◆ Collected data ◆
◆ ◆ ◆

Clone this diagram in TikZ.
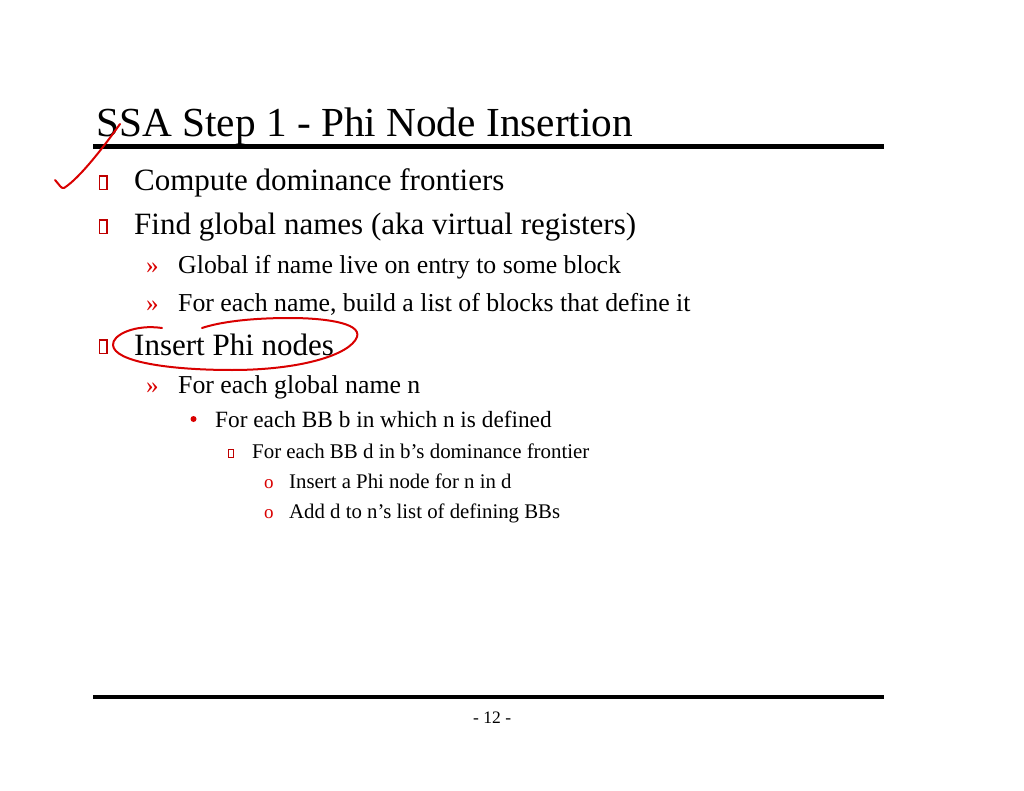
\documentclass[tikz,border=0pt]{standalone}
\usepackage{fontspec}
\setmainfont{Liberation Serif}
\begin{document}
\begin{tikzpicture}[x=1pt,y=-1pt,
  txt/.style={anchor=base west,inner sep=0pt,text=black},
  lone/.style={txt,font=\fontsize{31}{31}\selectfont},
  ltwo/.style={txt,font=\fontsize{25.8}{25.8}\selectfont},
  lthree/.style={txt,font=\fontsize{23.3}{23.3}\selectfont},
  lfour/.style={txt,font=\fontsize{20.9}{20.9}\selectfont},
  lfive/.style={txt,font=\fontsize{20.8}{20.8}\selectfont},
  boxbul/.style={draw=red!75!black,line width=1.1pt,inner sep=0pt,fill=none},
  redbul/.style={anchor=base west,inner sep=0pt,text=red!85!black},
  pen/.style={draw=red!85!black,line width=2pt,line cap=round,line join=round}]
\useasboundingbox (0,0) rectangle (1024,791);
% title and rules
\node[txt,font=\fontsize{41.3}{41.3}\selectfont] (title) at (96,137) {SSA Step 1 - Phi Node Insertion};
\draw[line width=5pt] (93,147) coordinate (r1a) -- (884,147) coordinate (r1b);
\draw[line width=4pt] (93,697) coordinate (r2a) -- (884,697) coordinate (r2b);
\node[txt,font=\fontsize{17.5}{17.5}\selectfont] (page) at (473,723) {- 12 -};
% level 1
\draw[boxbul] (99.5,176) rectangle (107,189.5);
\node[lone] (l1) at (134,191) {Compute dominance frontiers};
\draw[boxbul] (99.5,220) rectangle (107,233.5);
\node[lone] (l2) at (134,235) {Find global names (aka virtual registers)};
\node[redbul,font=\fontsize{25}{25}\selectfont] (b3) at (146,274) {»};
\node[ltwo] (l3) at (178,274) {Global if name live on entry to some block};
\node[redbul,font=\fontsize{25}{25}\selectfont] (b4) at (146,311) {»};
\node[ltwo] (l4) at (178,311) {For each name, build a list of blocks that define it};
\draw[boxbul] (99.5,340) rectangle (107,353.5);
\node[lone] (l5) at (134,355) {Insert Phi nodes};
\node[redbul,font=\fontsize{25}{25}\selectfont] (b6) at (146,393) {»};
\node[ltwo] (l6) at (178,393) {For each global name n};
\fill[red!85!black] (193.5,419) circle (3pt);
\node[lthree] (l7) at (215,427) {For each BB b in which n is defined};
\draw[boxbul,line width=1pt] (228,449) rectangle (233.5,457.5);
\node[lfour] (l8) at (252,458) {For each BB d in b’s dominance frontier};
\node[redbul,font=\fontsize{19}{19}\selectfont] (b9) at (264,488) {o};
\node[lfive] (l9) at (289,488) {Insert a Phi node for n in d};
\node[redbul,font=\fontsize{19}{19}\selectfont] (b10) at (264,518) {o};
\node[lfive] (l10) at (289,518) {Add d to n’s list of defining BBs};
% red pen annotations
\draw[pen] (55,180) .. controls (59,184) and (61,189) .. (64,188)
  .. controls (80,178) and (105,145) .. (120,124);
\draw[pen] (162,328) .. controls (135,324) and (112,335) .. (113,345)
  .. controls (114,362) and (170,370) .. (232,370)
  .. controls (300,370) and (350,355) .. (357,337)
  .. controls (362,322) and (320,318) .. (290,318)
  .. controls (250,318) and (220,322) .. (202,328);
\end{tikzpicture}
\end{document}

◆ ◆ ◆

◆ Goal ◆
Reproduce all of the data exactly, omitting each picture it holds.

◆ Result ◆
Clone this diagram in TikZ.
\documentclass[tikz,border=0pt]{standalone}
\usepackage{fontspec}
\setmainfont{Liberation Serif}
\begin{document}
\begin{tikzpicture}[x=1pt,y=-1pt,
  txt/.style={anchor=base west,inner sep=0pt,text=black},
  lone/.style={txt,font=\fontsize{31}{31}\selectfont},
  ltwo/.style={txt,font=\fontsize{25.8}{25.8}\selectfont},
  lthree/.style={txt,font=\fontsize{23.3}{23.3}\selectfont},
  lfour/.style={txt,font=\fontsize{20.9}{20.9}\selectfont},
  lfive/.style={txt,font=\fontsize{20.8}{20.8}\selectfont},
  boxbul/.style={draw=red!75!black,line width=1.1pt,inner sep=0pt,fill=none},
  redbul/.style={anchor=base west,inner sep=0pt,text=red!85!black},
  pen/.style={draw=red!85!black,line width=2pt,line cap=round,line join=round}]
\useasboundingbox (0,0) rectangle (1024,791);
% title and rules
\node[txt,font=\fontsize{41.3}{41.3}\selectfont] (title) at (96,137) {SSA Step 1 - Phi Node Insertion};
\draw[line width=5pt] (93,147) coordinate (r1a) -- (884,147) coordinate (r1b);
\draw[line width=4pt] (93,697) coordinate (r2a) -- (884,697) coordinate (r2b);
\node[txt,font=\fontsize{17.5}{17.5}\selectfont] (page) at (473,723) {- 12 -};
% level 1
\draw[boxbul] (99.5,176) rectangle (107,189.5);
\node[lone] (l1) at (134,191) {Compute dominance frontiers};
\draw[boxbul] (99.5,220) rectangle (107,233.5);
\node[lone] (l2) at (134,235) {Find global names (aka virtual registers)};
\node[redbul,font=\fontsize{25}{25}\selectfont] (b3) at (146,274) {»};
\node[ltwo] (l3) at (178,274) {Global if name live on entry to some block};
\node[redbul,font=\fontsize{25}{25}\selectfont] (b4) at (146,311) {»};
\node[ltwo] (l4) at (178,311) {For each name, build a list of blocks that define it};
\draw[boxbul] (99.5,340) rectangle (107,353.5);
\node[lone] (l5) at (134,355) {Insert Phi nodes};
\node[redbul,font=\fontsize{25}{25}\selectfont] (b6) at (146,393) {»};
\node[ltwo] (l6) at (178,393) {For each global name n};
\fill[red!85!black] (193.5,419) circle (3pt);
\node[lthree] (l7) at (215,427) {For each BB b in which n is defined};
\draw[boxbul,line width=1pt] (228,449) rectangle (233.5,457.5);
\node[lfour] (l8) at (252,458) {For each BB d in b’s dominance frontier};
\node[redbul,font=\fontsize{19}{19}\selectfont] (b9) at (264,488) {o};
\node[lfive] (l9) at (289,488) {Insert a Phi node for n in d};
\node[redbul,font=\fontsize{19}{19}\selectfont] (b10) at (264,518) {o};
\node[lfive] (l10) at (289,518) {Add d to n’s list of defining BBs};
% red pen annotations
\draw[pen] (55,180) .. controls (59,184) and (61,189) .. (64,188)
  .. controls (80,178) and (105,145) .. (120,124);
\draw[pen] (162,328) .. controls (135,324) and (112,335) .. (113,345)
  .. controls (114,362) and (170,370) .. (232,370)
  .. controls (300,370) and (350,355) .. (357,337)
  .. controls (362,322) and (320,318) .. (290,318)
  .. controls (250,318) and (220,322) .. (202,328);
\end{tikzpicture}
\end{document}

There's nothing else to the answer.